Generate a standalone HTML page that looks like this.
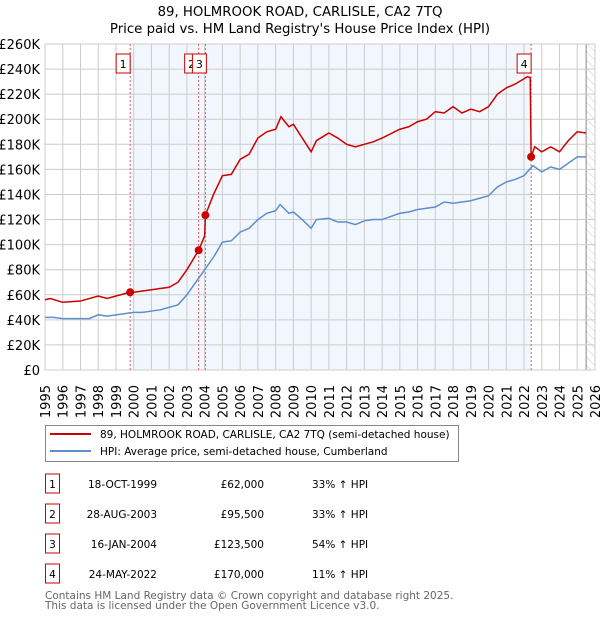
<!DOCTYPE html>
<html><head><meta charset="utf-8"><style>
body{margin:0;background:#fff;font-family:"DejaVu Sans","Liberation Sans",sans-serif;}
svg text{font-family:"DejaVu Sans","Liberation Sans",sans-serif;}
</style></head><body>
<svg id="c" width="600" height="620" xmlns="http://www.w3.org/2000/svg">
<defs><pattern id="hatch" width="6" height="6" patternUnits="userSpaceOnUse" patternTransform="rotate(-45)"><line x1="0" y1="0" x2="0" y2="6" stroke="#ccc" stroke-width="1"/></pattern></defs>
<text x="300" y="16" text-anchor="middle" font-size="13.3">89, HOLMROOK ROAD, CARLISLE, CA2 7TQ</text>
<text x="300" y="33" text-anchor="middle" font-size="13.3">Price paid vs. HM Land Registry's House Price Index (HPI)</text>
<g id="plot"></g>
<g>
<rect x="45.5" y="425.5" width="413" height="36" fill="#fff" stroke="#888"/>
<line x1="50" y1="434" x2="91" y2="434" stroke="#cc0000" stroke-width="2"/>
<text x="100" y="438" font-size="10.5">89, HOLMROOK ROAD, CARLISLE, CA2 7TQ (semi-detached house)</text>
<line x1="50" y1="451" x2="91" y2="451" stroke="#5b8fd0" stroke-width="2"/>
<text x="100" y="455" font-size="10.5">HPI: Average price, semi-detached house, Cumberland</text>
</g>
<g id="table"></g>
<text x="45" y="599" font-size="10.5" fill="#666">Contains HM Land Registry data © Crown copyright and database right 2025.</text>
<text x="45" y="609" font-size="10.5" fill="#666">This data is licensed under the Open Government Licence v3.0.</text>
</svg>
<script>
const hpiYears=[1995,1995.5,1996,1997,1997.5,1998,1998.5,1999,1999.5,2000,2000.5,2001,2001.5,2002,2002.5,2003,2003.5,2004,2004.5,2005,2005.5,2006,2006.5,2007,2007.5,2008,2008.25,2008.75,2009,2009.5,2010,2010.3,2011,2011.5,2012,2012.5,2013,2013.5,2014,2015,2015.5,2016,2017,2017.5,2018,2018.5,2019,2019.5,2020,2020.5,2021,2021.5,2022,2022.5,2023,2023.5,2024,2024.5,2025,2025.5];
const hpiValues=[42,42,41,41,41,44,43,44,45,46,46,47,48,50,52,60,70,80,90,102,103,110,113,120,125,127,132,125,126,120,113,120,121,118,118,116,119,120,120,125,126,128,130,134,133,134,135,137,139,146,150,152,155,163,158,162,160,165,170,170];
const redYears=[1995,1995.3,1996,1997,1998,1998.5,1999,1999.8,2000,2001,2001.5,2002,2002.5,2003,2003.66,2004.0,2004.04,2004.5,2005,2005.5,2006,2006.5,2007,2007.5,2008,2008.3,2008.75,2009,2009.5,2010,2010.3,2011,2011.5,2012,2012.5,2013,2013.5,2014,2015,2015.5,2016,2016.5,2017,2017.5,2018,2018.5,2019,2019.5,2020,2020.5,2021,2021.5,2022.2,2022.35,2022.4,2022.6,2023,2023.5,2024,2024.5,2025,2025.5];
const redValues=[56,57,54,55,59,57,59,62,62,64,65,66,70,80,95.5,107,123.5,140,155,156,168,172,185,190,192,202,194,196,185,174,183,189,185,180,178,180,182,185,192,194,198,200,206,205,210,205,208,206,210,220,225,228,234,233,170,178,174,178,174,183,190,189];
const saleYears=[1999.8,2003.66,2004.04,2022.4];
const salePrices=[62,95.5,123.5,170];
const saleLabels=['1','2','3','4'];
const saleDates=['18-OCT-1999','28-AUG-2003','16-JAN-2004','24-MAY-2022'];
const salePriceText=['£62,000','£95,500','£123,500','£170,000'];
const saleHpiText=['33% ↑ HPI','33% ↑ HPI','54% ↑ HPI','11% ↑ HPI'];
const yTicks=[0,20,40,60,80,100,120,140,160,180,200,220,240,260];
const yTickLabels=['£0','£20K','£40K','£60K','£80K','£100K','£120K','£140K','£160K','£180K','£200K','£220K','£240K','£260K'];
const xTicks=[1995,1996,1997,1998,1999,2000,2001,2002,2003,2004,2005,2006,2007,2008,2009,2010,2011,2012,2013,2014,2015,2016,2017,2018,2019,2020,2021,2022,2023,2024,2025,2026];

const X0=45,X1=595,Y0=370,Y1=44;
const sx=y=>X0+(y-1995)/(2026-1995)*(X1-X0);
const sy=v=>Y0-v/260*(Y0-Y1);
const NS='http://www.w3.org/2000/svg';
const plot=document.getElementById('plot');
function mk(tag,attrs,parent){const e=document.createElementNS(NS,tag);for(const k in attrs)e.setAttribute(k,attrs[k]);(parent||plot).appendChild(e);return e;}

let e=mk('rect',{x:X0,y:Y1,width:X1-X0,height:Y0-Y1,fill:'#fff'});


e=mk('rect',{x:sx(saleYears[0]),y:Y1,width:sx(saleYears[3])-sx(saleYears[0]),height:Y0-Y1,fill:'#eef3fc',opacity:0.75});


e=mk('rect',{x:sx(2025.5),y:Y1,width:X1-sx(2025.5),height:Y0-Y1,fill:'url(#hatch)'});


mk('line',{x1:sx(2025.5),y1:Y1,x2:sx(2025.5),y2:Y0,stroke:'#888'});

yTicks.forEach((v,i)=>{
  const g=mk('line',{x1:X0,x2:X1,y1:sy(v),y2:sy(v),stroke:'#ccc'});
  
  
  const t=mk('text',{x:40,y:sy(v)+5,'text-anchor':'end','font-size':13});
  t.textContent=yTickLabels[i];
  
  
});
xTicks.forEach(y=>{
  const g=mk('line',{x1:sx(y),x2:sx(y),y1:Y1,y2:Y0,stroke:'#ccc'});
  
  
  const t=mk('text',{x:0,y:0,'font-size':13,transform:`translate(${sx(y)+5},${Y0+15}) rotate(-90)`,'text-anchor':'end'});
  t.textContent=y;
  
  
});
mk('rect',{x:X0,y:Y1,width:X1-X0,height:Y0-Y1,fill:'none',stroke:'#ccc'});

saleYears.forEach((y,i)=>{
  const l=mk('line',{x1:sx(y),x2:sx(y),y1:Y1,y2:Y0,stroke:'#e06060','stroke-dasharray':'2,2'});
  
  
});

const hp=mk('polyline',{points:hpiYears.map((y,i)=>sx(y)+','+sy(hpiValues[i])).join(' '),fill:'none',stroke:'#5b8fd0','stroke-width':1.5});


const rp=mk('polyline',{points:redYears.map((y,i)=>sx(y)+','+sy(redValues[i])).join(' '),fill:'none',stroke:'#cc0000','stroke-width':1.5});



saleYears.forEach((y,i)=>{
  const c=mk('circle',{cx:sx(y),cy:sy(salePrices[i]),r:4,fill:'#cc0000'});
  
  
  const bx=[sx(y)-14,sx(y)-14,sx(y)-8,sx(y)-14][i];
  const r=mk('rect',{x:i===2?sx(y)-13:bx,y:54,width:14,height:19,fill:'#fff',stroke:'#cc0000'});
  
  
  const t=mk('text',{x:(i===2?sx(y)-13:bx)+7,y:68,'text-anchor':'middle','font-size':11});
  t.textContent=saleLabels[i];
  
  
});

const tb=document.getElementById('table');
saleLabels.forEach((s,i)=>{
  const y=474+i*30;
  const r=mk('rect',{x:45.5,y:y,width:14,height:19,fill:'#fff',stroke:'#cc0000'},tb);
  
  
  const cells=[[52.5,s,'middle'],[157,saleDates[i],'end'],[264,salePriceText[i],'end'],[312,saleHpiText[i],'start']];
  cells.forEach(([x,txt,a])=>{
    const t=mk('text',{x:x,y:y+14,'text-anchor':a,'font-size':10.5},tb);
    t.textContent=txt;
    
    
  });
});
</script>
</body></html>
- - -
What the task requires ::
Copy out all the data exactly; skip the pictures.

Solution for this task ::
Generate a standalone HTML page that looks like this.
<!DOCTYPE html>
<html><head><meta charset="utf-8"><style>
body{margin:0;background:#fff;font-family:"DejaVu Sans","Liberation Sans",sans-serif;}
svg text{font-family:"DejaVu Sans","Liberation Sans",sans-serif;}
</style></head><body>
<svg id="c" width="600" height="620" xmlns="http://www.w3.org/2000/svg">
<defs><pattern id="hatch" width="6" height="6" patternUnits="userSpaceOnUse" patternTransform="rotate(-45)"><line x1="0" y1="0" x2="0" y2="6" stroke="#ccc" stroke-width="1"/></pattern></defs>
<text x="300" y="16" text-anchor="middle" font-size="13.3">89, HOLMROOK ROAD, CARLISLE, CA2 7TQ</text>
<text x="300" y="33" text-anchor="middle" font-size="13.3">Price paid vs. HM Land Registry's House Price Index (HPI)</text>
<g id="plot"></g>
<g>
<rect x="45.5" y="425.5" width="413" height="36" fill="#fff" stroke="#888"/>
<line x1="50" y1="434" x2="91" y2="434" stroke="#cc0000" stroke-width="2"/>
<text x="100" y="438" font-size="10.5">89, HOLMROOK ROAD, CARLISLE, CA2 7TQ (semi-detached house)</text>
<line x1="50" y1="451" x2="91" y2="451" stroke="#5b8fd0" stroke-width="2"/>
<text x="100" y="455" font-size="10.5">HPI: Average price, semi-detached house, Cumberland</text>
</g>
<g id="table"></g>
<text x="45" y="599" font-size="10.5" fill="#666">Contains HM Land Registry data © Crown copyright and database right 2025.</text>
<text x="45" y="609" font-size="10.5" fill="#666">This data is licensed under the Open Government Licence v3.0.</text>
</svg>
<script>
const hpiYears=[1995,1995.5,1996,1997,1997.5,1998,1998.5,1999,1999.5,2000,2000.5,2001,2001.5,2002,2002.5,2003,2003.5,2004,2004.5,2005,2005.5,2006,2006.5,2007,2007.5,2008,2008.25,2008.75,2009,2009.5,2010,2010.3,2011,2011.5,2012,2012.5,2013,2013.5,2014,2015,2015.5,2016,2017,2017.5,2018,2018.5,2019,2019.5,2020,2020.5,2021,2021.5,2022,2022.5,2023,2023.5,2024,2024.5,2025,2025.5];
const hpiValues=[42,42,41,41,41,44,43,44,45,46,46,47,48,50,52,60,70,80,90,102,103,110,113,120,125,127,132,125,126,120,113,120,121,118,118,116,119,120,120,125,126,128,130,134,133,134,135,137,139,146,150,152,155,163,158,162,160,165,170,170];
const redYears=[1995,1995.3,1996,1997,1998,1998.5,1999,1999.8,2000,2001,2001.5,2002,2002.5,2003,2003.66,2004.0,2004.04,2004.5,2005,2005.5,2006,2006.5,2007,2007.5,2008,2008.3,2008.75,2009,2009.5,2010,2010.3,2011,2011.5,2012,2012.5,2013,2013.5,2014,2015,2015.5,2016,2016.5,2017,2017.5,2018,2018.5,2019,2019.5,2020,2020.5,2021,2021.5,2022.2,2022.35,2022.4,2022.6,2023,2023.5,2024,2024.5,2025,2025.5];
const redValues=[56,57,54,55,59,57,59,62,62,64,65,66,70,80,95.5,107,123.5,140,155,156,168,172,185,190,192,202,194,196,185,174,183,189,185,180,178,180,182,185,192,194,198,200,206,205,210,205,208,206,210,220,225,228,234,233,170,178,174,178,174,183,190,189];
const saleYears=[1999.8,2003.66,2004.04,2022.4];
const salePrices=[62,95.5,123.5,170];
const saleLabels=['1','2','3','4'];
const saleDates=['18-OCT-1999','28-AUG-2003','16-JAN-2004','24-MAY-2022'];
const salePriceText=['£62,000','£95,500','£123,500','£170,000'];
const saleHpiText=['33% ↑ HPI','33% ↑ HPI','54% ↑ HPI','11% ↑ HPI'];
const yTicks=[0,20,40,60,80,100,120,140,160,180,200,220,240,260];
const yTickLabels=['£0','£20K','£40K','£60K','£80K','£100K','£120K','£140K','£160K','£180K','£200K','£220K','£240K','£260K'];
const xTicks=[1995,1996,1997,1998,1999,2000,2001,2002,2003,2004,2005,2006,2007,2008,2009,2010,2011,2012,2013,2014,2015,2016,2017,2018,2019,2020,2021,2022,2023,2024,2025,2026];

const X0=45,X1=595,Y0=370,Y1=44;
const sx=y=>X0+(y-1995)/(2026-1995)*(X1-X0);
const sy=v=>Y0-v/260*(Y0-Y1);
const NS='http://www.w3.org/2000/svg';
const plot=document.getElementById('plot');
function mk(tag,attrs,parent){const e=document.createElementNS(NS,tag);for(const k in attrs)e.setAttribute(k,attrs[k]);(parent||plot).appendChild(e);return e;}

let e=mk('rect',{x:X0,y:Y1,width:X1-X0,height:Y0-Y1,fill:'#fff'});


e=mk('rect',{x:sx(saleYears[0]),y:Y1,width:sx(saleYears[3])-sx(saleYears[0]),height:Y0-Y1,fill:'#eef3fc',opacity:0.75});


e=mk('rect',{x:sx(2025.5),y:Y1,width:X1-sx(2025.5),height:Y0-Y1,fill:'url(#hatch)'});


mk('line',{x1:sx(2025.5),y1:Y1,x2:sx(2025.5),y2:Y0,stroke:'#888'});

yTicks.forEach((v,i)=>{
  const g=mk('line',{x1:X0,x2:X1,y1:sy(v),y2:sy(v),stroke:'#ccc'});
  
  
  const t=mk('text',{x:40,y:sy(v)+5,'text-anchor':'end','font-size':13});
  t.textContent=yTickLabels[i];
  
  
});
xTicks.forEach(y=>{
  const g=mk('line',{x1:sx(y),x2:sx(y),y1:Y1,y2:Y0,stroke:'#ccc'});
  
  
  const t=mk('text',{x:0,y:0,'font-size':13,transform:`translate(${sx(y)+5},${Y0+15}) rotate(-90)`,'text-anchor':'end'});
  t.textContent=y;
  
  
});
mk('rect',{x:X0,y:Y1,width:X1-X0,height:Y0-Y1,fill:'none',stroke:'#ccc'});

saleYears.forEach((y,i)=>{
  const l=mk('line',{x1:sx(y),x2:sx(y),y1:Y1,y2:Y0,stroke:'#e06060','stroke-dasharray':'2,2'});
  
  
});

const hp=mk('polyline',{points:hpiYears.map((y,i)=>sx(y)+','+sy(hpiValues[i])).join(' '),fill:'none',stroke:'#5b8fd0','stroke-width':1.5});


const rp=mk('polyline',{points:redYears.map((y,i)=>sx(y)+','+sy(redValues[i])).join(' '),fill:'none',stroke:'#cc0000','stroke-width':1.5});



saleYears.forEach((y,i)=>{
  const c=mk('circle',{cx:sx(y),cy:sy(salePrices[i]),r:4,fill:'#cc0000'});
  
  
  const bx=[sx(y)-14,sx(y)-14,sx(y)-8,sx(y)-14][i];
  const r=mk('rect',{x:i===2?sx(y)-13:bx,y:54,width:14,height:19,fill:'#fff',stroke:'#cc0000'});
  
  
  const t=mk('text',{x:(i===2?sx(y)-13:bx)+7,y:68,'text-anchor':'middle','font-size':11});
  t.textContent=saleLabels[i];
  
  
});

const tb=document.getElementById('table');
saleLabels.forEach((s,i)=>{
  const y=474+i*30;
  const r=mk('rect',{x:45.5,y:y,width:14,height:19,fill:'#fff',stroke:'#cc0000'},tb);
  
  
  const cells=[[52.5,s,'middle'],[157,saleDates[i],'end'],[264,salePriceText[i],'end'],[312,saleHpiText[i],'start']];
  cells.forEach(([x,txt,a])=>{
    const t=mk('text',{x:x,y:y+14,'text-anchor':a,'font-size':10.5},tb);
    t.textContent=txt;
    
    
  });
});
</script>
</body></html>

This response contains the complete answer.